Close to the integer squares ?? $ f(x) = \sum_{n=1}^{\infty} g(n)^{-x} ,f(4 n) = \zeta(8 n) $

Question

Consider $g(n)$ an integer function mapping positive integers to positive integers.

Also $g(n)$ is strictly nondecreasing. Thus $g(n+1) > g(n) - 1$.

Define $f(x)$ for $x>1$ as

$$ f(x) = \sum_{n=1}^{\infty} g(n)^{-x} $$

Let $ f(4 n) = \zeta(8 n) $ for all integer $n>1$.

Im am interested in solutions $g(n) \neq n^2$.

Are there infinitely many solutions for $g(n)$ ?

Does $g(n)$ stay close to $n^2$ ?

Does $\sum ((g(n) - n^2)^2)^{-1} $ diverge ?

Are there closed form solutions or recursions for some $g(n)$ ?

Is this related to integral transforms ?

What is this type op math called ?

Ofcourse this is a specific case of a large family of similar problems. Therefore general insights are welcome too.

Answer 1

Let $$H(s) = \sum_m g(m)^{-s}-\sum_m m^{-2s}=\sum_{n\ge 1} a(n)n^{-s}$$

Find $N$ the least $n$ such that $a(n)\ne 0$. Then $$\lim_{s\to \infty} N^s H(s)=a(N)$$ This is contradicted by $H(4k)=0$ for all $k$. Thus there is no such $N$ and $$\forall n, a(n)=0, \qquad\sum_m g(m)^{-s}=\zeta(2s)$$

Answer 2

The question can be solved by examining the asymptotic behavior of f(n) and $\zeta(n)$.

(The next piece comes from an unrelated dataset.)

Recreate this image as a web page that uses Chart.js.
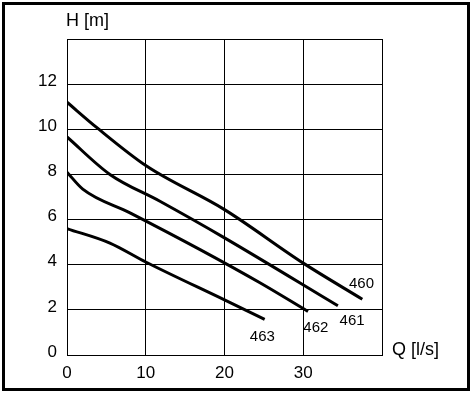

We begin by noting that $\lim_{n\to \infty}f(n)=\lim_{n\to \infty}f(4n)=\lim_{n\to \infty}\zeta(8n)=1$, and thus we see that since $g(n)$ is strictly increasing, the only way for the limit to be one would be if the first term were 1, since any other term would go to zero, and thus we get that $g(1)=1$.

We now examine the limiting behavior again, but with O notation. We see that \begin{align} f(4k)-1=&\sum_{n=1}^{\infty}g(n)^{-4k}\\ =&\sum_{n=2}^{\infty}g(n)^{-4k}\\ =&O\left(\frac{1}{g(2)^{4k}}\right)\\ =&\zeta(8k)-1\\ =&\sum_{n=2}^{\infty}n^{-8k}\\ =&O\left(\frac{1}{4^k}\right)\\ \end{align} and thus to make these two sums have the same assympotic behavior we see that $g(2)=4$. We can now repeat this procedure by induction, as seen below:

\begin{align} f(4k)-\sum_{n=0}^{m}\frac{1}{n^{8k}}=&\sum_{n=m+1}^{\infty}g(n)^{-4k}\\ =&O\left(\frac{1}{g(m+1)^{4k}}\right)\\ =&f(4k)-\sum_{n=0}^{m}\frac{1}{n^{8k}}\\ =&\sum_{n=m+1}^{\infty}n^{-8k}\\ =&O\left(\frac{1}{(m+1)^{8k}} \right)\\ \implies& g(m+1)=\frac{1}{(m+1)^2}\\ \end{align}

As you can probably guess, this method can be used to show that lots of infinite sums are equal. This field of math is called asymptotic analysis, but generally, asymptotic analysis is focused on finding the limiting behavior of function, not showing that two functions are different since they have different limiting behaviors.

Hopefully, this is what you are looking for, since I'm just a high school sophomore and I'm very new to Math Stack Exchange.